Twenty-one long years of frustration are over.
The Seattle Mariners have made the playoffs for the first time since 2001.
For many fans, Seattle’s last postseason berth was a literal lifetime ago and for others, Friday was the long-awaited payoff to many years of Mariners mediocrity and a night that none of the 44,754 in attendance Friday at T-Mobile Park will forget.
When the moment finally came as Cal Raleigh hit a walk-off home run with two outs in the ninth inning, Mariners fans reacted as expected for a fan base that has spent the past two decades starved for meaningful October baseball.
Pure, unvarnished joy.
“I’ve been waiting 21 years for this,” Susan Linde said on the concourse after the 2-1 win. “We knew that if anybody could do it, [Raleigh] could do it, and to do it the way he did it, like Mariners’ style. We rock, this is who we are. It’s fantastic.”
Early in the day, the Mariners virtually sold out of playoff tickets, mere minutes after they went on sale to the general public. After a Thursday presale took out most of the ticket supply, the Friday sale cleaned out the rest through the wild card, division series and Game 1 of the American League championship series.
According to Mariners vice president of marketing Kevin Martinez, the Mariners were the first MLB team this season to accomplish the feat.
Pat Trapp of Bremerton has been a fan since the Mariners’ inception in 1977, and attended Friday’s game with her sister, Shannon Lewis.
If the Mariners do wind up hosting a playoff game in October, the sisters say they “absolutely” will be in the stands if there are tickets available.
“If not, I will be glued to my TV,” Trapp said. “And rooting so that they can hear me from Bremerton.”
While a portion of the Mariners fan base fondly remembers the Mariners’ glory days of the ’90s and early 2000s, the playoffs will be a new experience for many others. Dan Conley is a 26-year-old Mariners fan from Seattle, whose earliest pictures from childhood are of him in Mariners gear. Conley said that he has no memories of the Mariners’ 2001 postseason run, but he knew that he was going to be emotional when the clinching moment finally came.
“I imagine I am just going to collapse in a pile of emotions,” Conley said. “I imagine I’m going to cry, I imagine I’m going to hug a lot of people, text a lot of people. I imagine every single person that sees me for the next few weeks is going to mention the Mariners to me, because it means so much to so many people, because now the Mariners are finally holding up their end of the bargain.”
With Friday’s game sold out, some fans were forced to pay higher prices on the secondary market. Patrick Leary of Seattle reported paying $70 for a seat in the 300 level on the ticket website SeatGeek before the price nearly doubled, while Griffey Edwards of Kent said that resold tickets in section 334 were going for nearly $200 on the secondary market.
On the Mariners ticket website, tickets in that same section for Saturday’s game were priced at $25.

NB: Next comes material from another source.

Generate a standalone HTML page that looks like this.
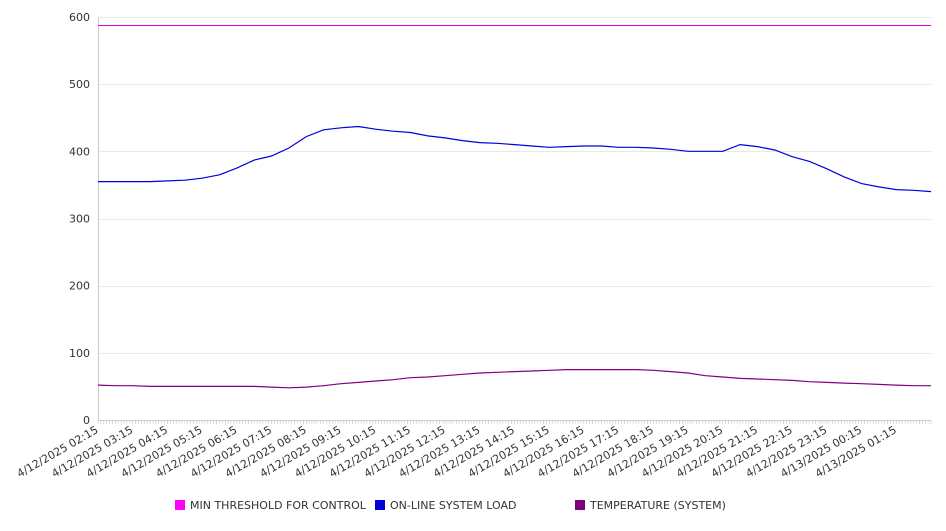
<!DOCTYPE html>
<html><head><meta charset="utf-8"><style>
body{margin:0;background:#fff;font-family:"Liberation Sans","DejaVu Sans",sans-serif}
svg text{font-family:"DejaVu Sans","Liberation Sans",sans-serif;fill:#333}
</style></head><body>
<svg id="chart" width="946" height="526" xmlns="http://www.w3.org/2000/svg"></svg>
<script>
const loadValues=[355,355,355,355,356,357,360,365,375,387,393,405,422,432,435,437,433,430,428,423,420,416,413,412,410,408,406,407,408,408,406,406,405,403,400,400,400,410,407,402,392,385,374,362,352,347,343,342,340];
const tempValues=[52,51,51,50,50,50,50,50,50,50,49,48,49,51,54,56,58,60,63,64,66,68,70,71,72,73,74,75,75,75,75,75,74,72,70,66,64,62,61,60,59,57,56,55,54,53,52,51,51];
const thresholdValue=588;
const yTicks=[0,100,200,300,400,500,600];
const xLabels=["4/12/2025 02:15","4/12/2025 03:15","4/12/2025 04:15","4/12/2025 05:15","4/12/2025 06:15","4/12/2025 07:15","4/12/2025 08:15","4/12/2025 09:15","4/12/2025 10:15","4/12/2025 11:15","4/12/2025 12:15","4/12/2025 13:15","4/12/2025 14:15","4/12/2025 15:15","4/12/2025 16:15","4/12/2025 17:15","4/12/2025 18:15","4/12/2025 19:15","4/12/2025 20:15","4/12/2025 21:15","4/12/2025 22:15","4/12/2025 23:15","4/13/2025 00:15","4/13/2025 01:15"];
const seriesNames=["MIN THRESHOLD FOR CONTROL","ON-LINE SYSTEM LOAD","TEMPERATURE (SYSTEM)"];
const seriesColors=["#e000e0","#0000dd","#800080"];

const svg=document.getElementById('chart');
const NS="http://www.w3.org/2000/svg";
const L=98,R=931,T=17,B=420,YMAX=600;
const n=loadValues.length;
const y=v=>B-(v/YMAX)*(B-T);
const xi=i=>L+(R-L)*i/(n-1);
const xh=h=>L+(R-L)*h/24;
function mk(t,a){const e=document.createElementNS(NS,t);for(const k in a)e.setAttribute(k,a[k]);svg.appendChild(e);return e;}

yTicks.forEach(v=>{
  if(v>0){const g=mk('line',{x1:L,x2:R,y1:Math.round(y(v))+0.5,y2:Math.round(y(v))+0.5,stroke:'#e8e8e8'});
  
  }
  const t=mk('text',{x:L-8,y:y(v)+4,'text-anchor':'end','font-size':11});
  t.textContent=v;
  
  
});
const ax=mk('line',{x1:L+0.5,x2:L+0.5,y1:T,y2:B,stroke:'#ccc'});


const bx=mk('line',{x1:L,x2:R,y1:B+0.5,y2:B+0.5,stroke:'#ccc'});


let d='';for(let m=0;m<=288;m++){const x=L+(R-L)*m/288;d+=`M${x.toFixed(1)},${B}v4`;}
const mt=mk('path',{d:d,stroke:'#ccc','stroke-width':0.7});


xLabels.forEach((s,i)=>{
  const x=xh(i)+1;
  const t=mk('text',{x:x,y:B+12,'text-anchor':'end','font-size':11,transform:`rotate(-30 ${x} ${B+12})`});
  t.textContent=s;
  
  
});
const ty=Math.round(y(thresholdValue))+0.5;
const th=mk('line',{x1:L,x2:R,y1:ty,y2:ty,stroke:seriesColors[0],'stroke-width':1});


function line(vals,col,name){
  const p=mk('polyline',{points:vals.map((v,i)=>xi(i).toFixed(1)+','+y(v).toFixed(1)).join(' '),fill:'none',stroke:col,'stroke-width':1.2});
  
  
}
line(loadValues,seriesColors[1],'load-line');
line(tempValues,seriesColors[2],'temperature-line');
const lx=[175,375,575];
const legendColors=["#ff00ff","#0000dd","#800080"];
seriesNames.forEach((s,i)=>{
  const r=mk('rect',{x:lx[i],y:500,width:10,height:10,fill:legendColors[i]});
  
  
  const t=mk('text',{x:lx[i]+15,y:509,'font-size':11});
  t.textContent=s;
  
  
});
</script>
</body></html>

For some, the cost of a ticket ultimately didn’t matter. They were going to be there no matter the price.
“Probably not that [high], just because I can’t afford it,” Matthew Calantas said of how much he would be willing to pay for a ticket. “But I would at least be up in the triple digits for sure to be at this game.”
To some, Mariners fanhood runs in the family.
Jeff Soderquist has been a Mariners fan for 30 years and was at Friday’s game with his wife, Lindsey, and their two children, Russell and Riley. It’s a special feeling for Soderquist to see his two children get the chance to experience Seattle playoff baseball, as like theirs, his childhood was filled with many lean seasons.
“It’s pretty special, because when I was their age, the Mariners weren’t that good either in the Kingdome,” Soderquist said. “You could get tickets a dime a dozen. It’s exciting for them to come into sports when the team is actually good.”
During batting practice Friday, 38-year-old Montana native Sarah McClain stood on the warning track behind home plate, playing catch with Ty France. For a fan who was named the Ultimate Mariners Fan in Montana by ROOT Sports, it was a thrill to be in attendance for the clinching game.
To McClain, the Mariners are more than just a team.
“Baseball is love,” McClain said. “There isn’t anything more pure of a love for me than baseball. And the Mariners, they are it.”
Todd Ulsund, 50, has been a Mariners fan for most of his life and watched Raleigh’s walk-off shot from his seat near the left-field foul pole. For him, the postseason bid is sweet, but he ultimately wants more.
“Being a Seattle sports fan has been a struggle for the most part, so just to see this again is incredible,” Ulsund said. “Now I just want a deep playoff run, and it’ll be fun. I think we’ve got as good a chance as anybody.”